Wednesday, January 18, 2017

Review: Flawed by Cecelia Ahern

Without the vellum dust jacket

Hey guys! So this was my very first read of 2017! I received Flawed in the April 2016 OwlCrate box, and I was sooo excited about it! So excited, in fact, that my best friend and I (she also got the box) decided that we would read it at the same time when we were both at a point to be able to do that, and crazy enough, that took until December/January! We also discussed sharing our reviews on each others' blogs, so stay tuned for a possible future post with her review/answers to book club questions. :)
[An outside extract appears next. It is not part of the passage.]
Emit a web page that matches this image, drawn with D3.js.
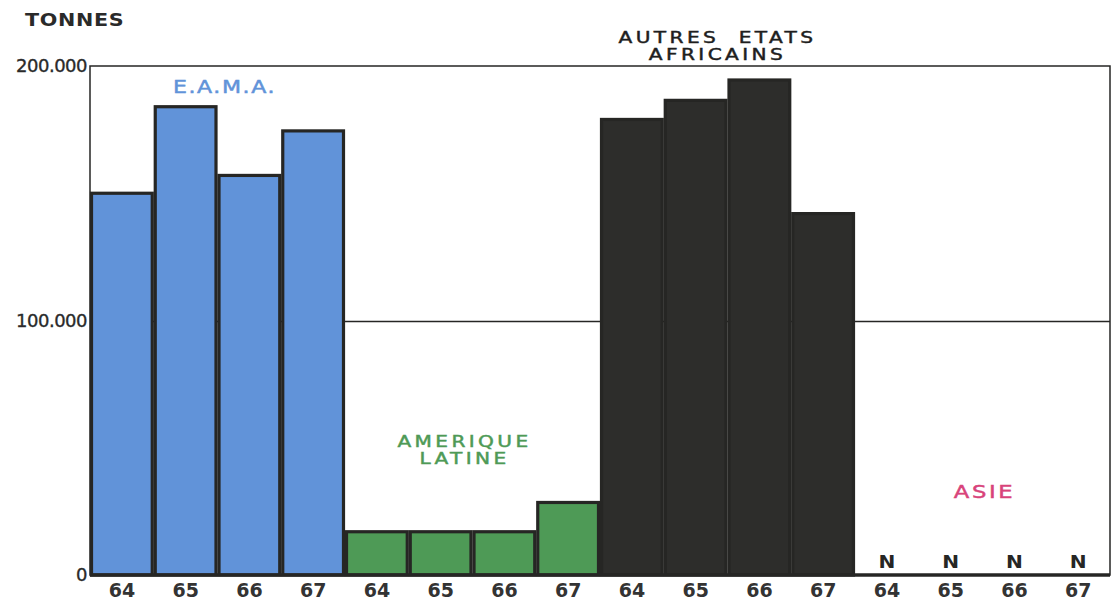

This book was definitely very reminiscent of The Uglies, Divergent, Hunger Games, etc. and I think anyone who read and enjoyed those books will appreciate this one. I had a hard time determining when the story takes places, it sounds/feels like it could be anywhere between 1 and 10 years from now. There is no mention of a year, which I guess is smart in that it can kind of be a timeless book for future generations, until technology changes enough to be out of date (it mentions cell phones with cameras, tablets, social media, etc). So, not having taken place after some third world war or major upheaval of "the system," it's hard to really classify it (in my mind) as "dystopian." There is, however, a relatively new accepted ideal which turns out to be less-than-ideal, and there's a poster girl who is the face of the revolution. So, I guess those points make it dystopian, and I'll accept that.

Cecelia Ahern is an author I've come to love. P.S. I Love You, The Book of Tomorrow, The Gift, and Love, Rosie (previously published as Where Rainbows End) are just a few of her numerous titles that I have read and enjoyed. To learn that she was branching out into YA dystopian was really exciting for me. One of my favourite authors debuting in one of my favourite genres?! This had the potential for something truly magical!

For her debut YA novel (which also happens to be dystopian), I think Cecelia Ahern did a pretty good job. It's not on point, but it's pretty good.

I wasn't sure I liked it when I got started. As I mentioned, it was hard to determine when it was taking place, I felt like there could have been a bit more information given about the world setting, the history that led to the current world situation, etc. It was pretty vague in that respect.

The character development was pretty good, as far as the main character goes. Celestine is a convincing teenager who suddenly becomes the figurehead of this revolution she had no idea was forming. I found the other characters odd and perhaps a bit two-dimensional? I also didn't really like the ending, it just seemed like a quick wrap up to me. And Carrick's role in the ending seems a bit odd. He either should have stayed with her to the end of the book, or not been re-introduced at all, in my opinion.

Overall I enjoyed the story and I'll be looking forward to the sequel, Perfect, when it is released this spring. I think if someone likes YA, dystopian, and is looking for a quick read, Flawed will certainly fit the bill.


  1. I agree with you about Carrick. I liked it when I thought he'd be a bigger part of the story. But it made no sense for him to suddenly show up at the end. Or for her to have such an attachment to him way after the fact. At least not beyond a kinship because of shared circumstances. The author was definitely pointing toward romance, but there was no real place or proper set up for that. It'll be interesting to see if it develops in the sequel though.

    1. If, when he returned at the end, he had stayed with her to accompany her or whatever, it would have all been justified to me. But he just disappeared again! Like, what? What was the point of that?!